#### Written request:
Produce a word-for-word copy of the listing below without its pictures.
----------------------------------------
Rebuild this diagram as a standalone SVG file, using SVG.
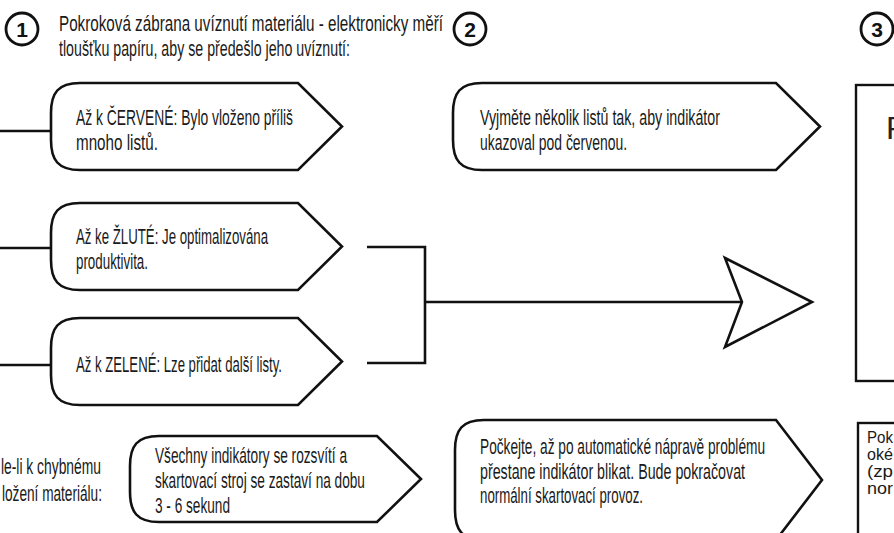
<svg xmlns="http://www.w3.org/2000/svg" width="894" height="533" viewBox="0 0 894 533">
<style>
.bg{fill:#ffffff}
.node{fill:#ffffff;stroke:#111;stroke-width:2.6;stroke-linejoin:miter}
.box{fill:#ffffff;stroke:#111;stroke-width:2.4}
.step{fill:#ffffff;stroke:#111;stroke-width:2.8}
.num{font-family:"Liberation Sans",Arial,sans-serif;font-weight:bold;font-size:21px;fill:#111;text-anchor:middle}
.t{font-family:"Liberation Sans",Arial,sans-serif;font-size:22px;fill:#1a1a1a}
.ts{font-family:"Liberation Sans",Arial,sans-serif;font-size:16px;fill:#1a1a1a}
.big{font-family:"Liberation Sans",Arial,sans-serif;font-size:32px;fill:#222}
.conn{fill:none;stroke:#111;stroke-width:2.6}
.head{fill:#ffffff;stroke:#111;stroke-width:2.6;stroke-linejoin:miter}
</style>
<rect class="bg" x="0" y="0" width="894" height="533"/>

<g id="step1">
<circle class="step" cx="22" cy="29" r="16"/>
<text class="num" x="22" y="36.5">1</text>
</g>
<g id="title">
<text class="t" transform="scale(0.68,1)" x="86.76" y="31" textLength="564.7" lengthAdjust="spacingAndGlyphs">Pokroková zábrana uvíznutí materiálu - elektronicky měří</text>
<text class="t" transform="scale(0.68,1)" x="86.76" y="56" textLength="427.9" lengthAdjust="spacingAndGlyphs">tloušťku papíru, aby se předešlo jeho uvíznutí:</text>
</g>
<g id="step2">
<circle class="step" cx="470" cy="29" r="16"/>
<text class="num" x="470" y="36.5">2</text>
</g>
<g id="step3">
<circle class="step" cx="877" cy="29" r="16"/>
<text class="num" x="877" y="36.5">3</text>
</g>

<g id="connectors">
<path class="conn" d="M0,131 H50"/>
<path class="conn" d="M0,248 H50"/>
<path class="conn" d="M0,365 H50"/>
<path class="conn" d="M367,247 H425 V363 H367"/>
<path class="conn" d="M425,302 H742"/>
<polygon class="head" points="725,258 812,302 725,347 742,302"/>
</g>

<g id="red">
<path class="node" d="M80,83 L298,83 L342,126.5 L298,170 L80,170 C58,170 51,160 51,140 L51,113 C51,93 58,83 80,83 Z"/>
<text class="t" transform="scale(0.68,1)" x="111.76" y="125" textLength="319.1" lengthAdjust="spacingAndGlyphs">Až k ČERVENÉ: Bylo vloženo příliš</text>
<text class="t" transform="scale(0.68,1)" x="111.76" y="150" textLength="120.6" lengthAdjust="spacingAndGlyphs">mnoho listů.</text>
</g>
<g id="yellow">
<path class="node" d="M80,203 L298,203 L342,246.5 L298,290 L80,290 C58,290 51,280 51,260 L51,233 C51,213 58,203 80,203 Z"/>
<text class="t" transform="scale(0.68,1)" x="111.76" y="244" textLength="282.4" lengthAdjust="spacingAndGlyphs">Až ke ŽLUTÉ: Je optimalizována</text>
<text class="t" transform="scale(0.68,1)" x="111.76" y="269" textLength="105.9" lengthAdjust="spacingAndGlyphs">produktivita.</text>
</g>
<g id="green">
<path class="node" d="M80,318 L298,318 L342,361.5 L298,405 L80,405 C58,405 51,395 51,375 L51,348 C51,328 58,318 80,318 Z"/>
<text class="t" transform="scale(0.68,1)" x="111.76" y="372" textLength="302.9" lengthAdjust="spacingAndGlyphs">Až k ZELENÉ: Lze přidat další listy.</text>
</g>
<g id="remove">
<path class="node" d="M482,83 L776,83 L820,126.5 L776,170 L482,170 C460,170 453,160 453,140 L453,113 C453,93 460,83 482,83 Z"/>
<text class="t" transform="scale(0.68,1)" x="705.9" y="125" textLength="352.9" lengthAdjust="spacingAndGlyphs">Vyjměte několik listů tak, aby indikátor</text>
<text class="t" transform="scale(0.68,1)" x="705.9" y="150" textLength="216.2" lengthAdjust="spacingAndGlyphs">ukazoval pod červenou.</text>
</g>
<g id="jamlabel">
<text class="t" transform="scale(0.68,1)" x="148.5" y="474" text-anchor="end" textLength="147.1" lengthAdjust="spacingAndGlyphs">le-li k chybnému</text>
<text class="t" transform="scale(0.68,1)" x="150" y="501" text-anchor="end" textLength="147.1" lengthAdjust="spacingAndGlyphs">ložení materiálu:</text>
</g>
<g id="allindicators">
<path class="node" d="M159,436 L377,436 L421,479 L377,522 L159,522 C137,522 130,512 130,492 L130,466 C130,446 137,436 159,436 Z"/>
<text class="t" transform="scale(0.68,1)" x="227.9" y="463" textLength="282.4" lengthAdjust="spacingAndGlyphs">Všechny indikátory se rozsvítí a</text>
<text class="t" transform="scale(0.68,1)" x="227.9" y="488" textLength="308.8" lengthAdjust="spacingAndGlyphs">skartovací stroj se zastaví na dobu</text>
<text class="t" transform="scale(0.68,1)" x="227.9" y="513" textLength="110.3" lengthAdjust="spacingAndGlyphs">3 - 6 sekund</text>
</g>
<g id="wait">
<path class="node" d="M484,420 L776,420 L822,480 L776,540 L484,540 C462,540 455,530 455,510 L455,450 C455,430 462,420 484,420 Z"/>
<text class="t" transform="scale(0.68,1)" x="705.9" y="454" textLength="419.1" lengthAdjust="spacingAndGlyphs">Počkejte, až po automatické nápravě problému</text>
<text class="t" transform="scale(0.68,1)" x="705.9" y="479" textLength="389.7" lengthAdjust="spacingAndGlyphs">přestane indikátor blikat. Bude pokračovat</text>
<text class="t" transform="scale(0.68,1)" x="705.9" y="503" textLength="239.7" lengthAdjust="spacingAndGlyphs">normální skartovací provoz.</text>
</g>
<g id="panel3">
<rect class="box" x="856" y="85" width="60" height="296"/>
<text class="big" x="886" y="139">P</text>
</g>
<g id="panel3note">
<rect class="box" x="858" y="423" width="60" height="130"/>
<text class="ts" transform="scale(0.68,1)" x="1275" y="443" textLength="38.2" lengthAdjust="spacingAndGlyphs">Pok</text>
<text class="ts" transform="scale(0.68,1)" x="1275" y="460" textLength="38.2" lengthAdjust="spacingAndGlyphs">oké</text>
<text class="ts" transform="scale(0.68,1)" x="1275" y="477" textLength="38.2" lengthAdjust="spacingAndGlyphs">(zp</text>
<text class="ts" transform="scale(0.68,1)" x="1275" y="494" textLength="38.2" lengthAdjust="spacingAndGlyphs">nor</text>
</g>
</svg>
----------------------------------------
#### Solved problem:
Rebuild this diagram as a standalone SVG file, using SVG.
<svg xmlns="http://www.w3.org/2000/svg" width="894" height="533" viewBox="0 0 894 533">
<style>
.bg{fill:#ffffff}
.node{fill:#ffffff;stroke:#111;stroke-width:2.6;stroke-linejoin:miter}
.box{fill:#ffffff;stroke:#111;stroke-width:2.4}
.step{fill:#ffffff;stroke:#111;stroke-width:2.8}
.num{font-family:"Liberation Sans",Arial,sans-serif;font-weight:bold;font-size:21px;fill:#111;text-anchor:middle}
.t{font-family:"Liberation Sans",Arial,sans-serif;font-size:22px;fill:#1a1a1a}
.ts{font-family:"Liberation Sans",Arial,sans-serif;font-size:16px;fill:#1a1a1a}
.big{font-family:"Liberation Sans",Arial,sans-serif;font-size:32px;fill:#222}
.conn{fill:none;stroke:#111;stroke-width:2.6}
.head{fill:#ffffff;stroke:#111;stroke-width:2.6;stroke-linejoin:miter}
</style>
<rect class="bg" x="0" y="0" width="894" height="533"/>

<g id="step1">
<circle class="step" cx="22" cy="29" r="16"/>
<text class="num" x="22" y="36.5">1</text>
</g>
<g id="title">
<text class="t" transform="scale(0.68,1)" x="86.76" y="31" textLength="564.7" lengthAdjust="spacingAndGlyphs">Pokroková zábrana uvíznutí materiálu - elektronicky měří</text>
<text class="t" transform="scale(0.68,1)" x="86.76" y="56" textLength="427.9" lengthAdjust="spacingAndGlyphs">tloušťku papíru, aby se předešlo jeho uvíznutí:</text>
</g>
<g id="step2">
<circle class="step" cx="470" cy="29" r="16"/>
<text class="num" x="470" y="36.5">2</text>
</g>
<g id="step3">
<circle class="step" cx="877" cy="29" r="16"/>
<text class="num" x="877" y="36.5">3</text>
</g>

<g id="connectors">
<path class="conn" d="M0,131 H50"/>
<path class="conn" d="M0,248 H50"/>
<path class="conn" d="M0,365 H50"/>
<path class="conn" d="M367,247 H425 V363 H367"/>
<path class="conn" d="M425,302 H742"/>
<polygon class="head" points="725,258 812,302 725,347 742,302"/>
</g>

<g id="red">
<path class="node" d="M80,83 L298,83 L342,126.5 L298,170 L80,170 C58,170 51,160 51,140 L51,113 C51,93 58,83 80,83 Z"/>
<text class="t" transform="scale(0.68,1)" x="111.76" y="125" textLength="319.1" lengthAdjust="spacingAndGlyphs">Až k ČERVENÉ: Bylo vloženo příliš</text>
<text class="t" transform="scale(0.68,1)" x="111.76" y="150" textLength="120.6" lengthAdjust="spacingAndGlyphs">mnoho listů.</text>
</g>
<g id="yellow">
<path class="node" d="M80,203 L298,203 L342,246.5 L298,290 L80,290 C58,290 51,280 51,260 L51,233 C51,213 58,203 80,203 Z"/>
<text class="t" transform="scale(0.68,1)" x="111.76" y="244" textLength="282.4" lengthAdjust="spacingAndGlyphs">Až ke ŽLUTÉ: Je optimalizována</text>
<text class="t" transform="scale(0.68,1)" x="111.76" y="269" textLength="105.9" lengthAdjust="spacingAndGlyphs">produktivita.</text>
</g>
<g id="green">
<path class="node" d="M80,318 L298,318 L342,361.5 L298,405 L80,405 C58,405 51,395 51,375 L51,348 C51,328 58,318 80,318 Z"/>
<text class="t" transform="scale(0.68,1)" x="111.76" y="372" textLength="302.9" lengthAdjust="spacingAndGlyphs">Až k ZELENÉ: Lze přidat další listy.</text>
</g>
<g id="remove">
<path class="node" d="M482,83 L776,83 L820,126.5 L776,170 L482,170 C460,170 453,160 453,140 L453,113 C453,93 460,83 482,83 Z"/>
<text class="t" transform="scale(0.68,1)" x="705.9" y="125" textLength="352.9" lengthAdjust="spacingAndGlyphs">Vyjměte několik listů tak, aby indikátor</text>
<text class="t" transform="scale(0.68,1)" x="705.9" y="150" textLength="216.2" lengthAdjust="spacingAndGlyphs">ukazoval pod červenou.</text>
</g>
<g id="jamlabel">
<text class="t" transform="scale(0.68,1)" x="148.5" y="474" text-anchor="end" textLength="147.1" lengthAdjust="spacingAndGlyphs">le-li k chybnému</text>
<text class="t" transform="scale(0.68,1)" x="150" y="501" text-anchor="end" textLength="147.1" lengthAdjust="spacingAndGlyphs">ložení materiálu:</text>
</g>
<g id="allindicators">
<path class="node" d="M159,436 L377,436 L421,479 L377,522 L159,522 C137,522 130,512 130,492 L130,466 C130,446 137,436 159,436 Z"/>
<text class="t" transform="scale(0.68,1)" x="227.9" y="463" textLength="282.4" lengthAdjust="spacingAndGlyphs">Všechny indikátory se rozsvítí a</text>
<text class="t" transform="scale(0.68,1)" x="227.9" y="488" textLength="308.8" lengthAdjust="spacingAndGlyphs">skartovací stroj se zastaví na dobu</text>
<text class="t" transform="scale(0.68,1)" x="227.9" y="513" textLength="110.3" lengthAdjust="spacingAndGlyphs">3 - 6 sekund</text>
</g>
<g id="wait">
<path class="node" d="M484,420 L776,420 L822,480 L776,540 L484,540 C462,540 455,530 455,510 L455,450 C455,430 462,420 484,420 Z"/>
<text class="t" transform="scale(0.68,1)" x="705.9" y="454" textLength="419.1" lengthAdjust="spacingAndGlyphs">Počkejte, až po automatické nápravě problému</text>
<text class="t" transform="scale(0.68,1)" x="705.9" y="479" textLength="389.7" lengthAdjust="spacingAndGlyphs">přestane indikátor blikat. Bude pokračovat</text>
<text class="t" transform="scale(0.68,1)" x="705.9" y="503" textLength="239.7" lengthAdjust="spacingAndGlyphs">normální skartovací provoz.</text>
</g>
<g id="panel3">
<rect class="box" x="856" y="85" width="60" height="296"/>
<text class="big" x="886" y="139">P</text>
</g>
<g id="panel3note">
<rect class="box" x="858" y="423" width="60" height="130"/>
<text class="ts" transform="scale(0.68,1)" x="1275" y="443" textLength="38.2" lengthAdjust="spacingAndGlyphs">Pok</text>
<text class="ts" transform="scale(0.68,1)" x="1275" y="460" textLength="38.2" lengthAdjust="spacingAndGlyphs">oké</text>
<text class="ts" transform="scale(0.68,1)" x="1275" y="477" textLength="38.2" lengthAdjust="spacingAndGlyphs">(zp</text>
<text class="ts" transform="scale(0.68,1)" x="1275" y="494" textLength="38.2" lengthAdjust="spacingAndGlyphs">nor</text>
</g>
</svg>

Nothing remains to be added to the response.